I was reflecting on this in car yesterday and today. I have had a personal computer of some time for about three decades. I got an Atari 800 in about 1980. In 1984, I got one of the first Macs (within about three months of their introduction). After that, I upgrade the Macs, and my work, wherever it was, started providing me with computers as well, first MS-DOS based and then Windows. I had to get my first laptop (Windows 3) but now the university gives everyone laptops.

So what can we do now that we couldn't do before? Certainly, we have more memory, faster processors, larger hard drives, and better screen resolution, but the biggest change in these three decades has been networking. My first computers were stand-alone. Printers had to be directly connected. We could transfer files with floppy disks (the sneakernet). Most of us did not have email or other online communications.

That started to change with things like networks at work and America Online over the phone lines at home. I first saw the Internet in action in 1979 at Carnegie Mellon, but didn't manage to make much use of it for years (and years) later. The first steps involved modems, starting at 300 bps, which is slower than you can read the text on the screen as it comes through. I remember trying to shop online (for some CDs that I knew existed but couldn't find). I also, in about 1987 proposed a system of online education to The American College, but they rejected the idea.

Other than networking, though, the major advances in computing have been ones of speed, capacity, and so forth, not of kind. The question is whether these kinds of changes add up to something qualitatively new over time.
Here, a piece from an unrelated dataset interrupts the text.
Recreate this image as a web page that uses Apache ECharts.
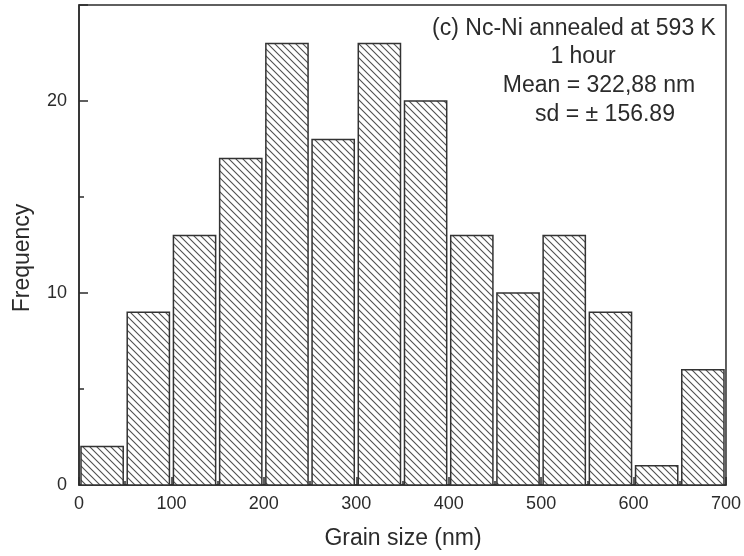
<!DOCTYPE html>
<html>
<head>
<meta charset="utf-8">
<style>
  html, body { margin: 0; padding: 0; background: #fff; }
  #chart { width: 744px; height: 556px; }
</style>
<script src="https://cdn.jsdelivr.net/npm/echarts@6/dist/echarts.min.js"></script>
</head>
<body>
<div id="chart"></div>
<script>
// Histogram bins (nm) and counts
const binStarts = [0, 50, 100, 150, 200, 250, 300, 350, 400, 450, 500, 550, 600, 650];
const binWidth = 50;
const frequencies = [2, 9, 13, 17, 23, 18, 23, 20, 13, 10, 13, 9, 1, 6];
const xTicks = [0, 100, 200, 300, 400, 500, 600, 700];
const yTicks = [0, 10, 20];
const noteLines = ['(c) Nc-Ni annealed at 593 K', '1 hour', 'Mean = 322,88 nm', 'sd = \u00b1 156.89'];

const FONT = '"Liberation Sans", Arial, sans-serif';
const INK = '#2b2b2b';

// Diagonal hatch tile ("\" direction)
function makeHatch() {
  const s = 7;
  const c = document.createElement('canvas');
  c.width = s; c.height = s;
  const g = c.getContext('2d');
  g.fillStyle = '#fff';
  g.fillRect(0, 0, s, s);
  g.strokeStyle = '#505050';
  g.lineWidth = 1.1;
  g.beginPath();
  g.moveTo(-1, -1); g.lineTo(s + 1, s + 1);
  g.moveTo(-1, s - 1); g.lineTo(1, s + 1);
  g.moveTo(s - 1, -1); g.lineTo(s + 1, 1);
  g.stroke();
  return c;
}
const hatch = { image: makeHatch(), repeat: 'repeat' };

const rows = binStarts.map((s, i) => [s, s + binWidth, frequencies[i]]);

const chart = echarts.init(document.getElementById('chart'), null, { renderer: 'canvas' });

chart.setOption({
  animation: false,
  backgroundColor: '#fff',
  grid: {
    left: 79, right: 17, top: 5, bottom: 71,
    show: true, borderColor: INK, borderWidth: 1.5, backgroundColor: 'transparent'
  },
  xAxis: {
    type: 'value',
    min: xTicks[0], max: xTicks[xTicks.length - 1], interval: 100,
    axisLine: { show: true, onZero: false, lineStyle: { color: INK, width: 1.5 } },
    axisTick: { show: true, inside: true, length: 8, lineStyle: { color: INK, width: 1.5 } },
    minorTick: { show: true, splitNumber: 2, length: 4, lineStyle: { color: INK, width: 1.5 } },
    axisLabel: { fontFamily: FONT, fontSize: 18, color: INK, margin: 10 },
    splitLine: { show: false }
  },
  yAxis: {
    type: 'value',
    min: 0, max: 25, interval: 10,
    axisLine: { show: true, lineStyle: { color: INK, width: 1.5 } },
    axisTick: { show: true, inside: true, length: 9, lineStyle: { color: INK, width: 1.5 } },
    minorTick: { show: true, splitNumber: 2, length: 5, lineStyle: { color: INK, width: 1.5 } },
    axisLabel: {
      fontFamily: FONT, fontSize: 18, color: INK, margin: 12,
      formatter: v => (yTicks.indexOf(v) >= 0 ? String(v) : '')
    },
    splitLine: { show: false }
  },
  series: [{
    type: 'custom',
    data: rows,
    encode: { x: [0, 1], y: 2 },
    renderItem: function (params, api) {
      const top = api.coord([api.value(0), api.value(2)]);
      const base = api.coord([api.value(1), 0]);
      return {
        type: 'rect',
        shape: { x: top[0] + 2, y: top[1], width: base[0] - top[0] - 4, height: base[1] - top[1] },
        style: { fill: hatch, stroke: '#333', lineWidth: 1.5 }
      };
    }
  }],
  graphic: [
    { type: 'text', x: 403, y: 539, style: { text: 'Grain size (nm)', font: '23px ' + FONT, fill: INK, textAlign: 'center', textVerticalAlign: 'middle' } },
    { type: 'text', x: 23, y: 258, rotation: Math.PI / 2, style: { text: 'Frequency', font: '23px ' + FONT, fill: INK, textAlign: 'center', textVerticalAlign: 'middle' } },
    { type: 'text', x: 574, y: 28.5, style: { text: noteLines[0], font: '23px ' + FONT, fill: INK, textAlign: 'center', textVerticalAlign: 'middle' } },
    { type: 'text', x: 583, y: 57, style: { text: noteLines[1], font: '23px ' + FONT, fill: INK, textAlign: 'center', textVerticalAlign: 'middle' } },
    { type: 'text', x: 599, y: 86, style: { text: noteLines[2], font: '23px ' + FONT, fill: INK, textAlign: 'center', textVerticalAlign: 'middle' } },
    { type: 'text', x: 605, y: 114.5, style: { text: noteLines[3], font: '23px ' + FONT, fill: INK, textAlign: 'center', textVerticalAlign: 'middle' } }
  ]
});
</script>
</body>
</html>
Let's take some examples. My Atari 800 had some drawing programs, which were a new thing at the time. ou could use a joystick to draw pictures on a TV screen. The biggest limitation was the low resolution, since you could see the box-like pixels that made up the pictures. Other things that I did on that early computer were word processing (my doctoral dissertation), statistics (my dissertation again), games such as docking a supertanker, Asteroids, etc. And let's face it, those are the kinds of things that we still do in many cases, except for the networking part.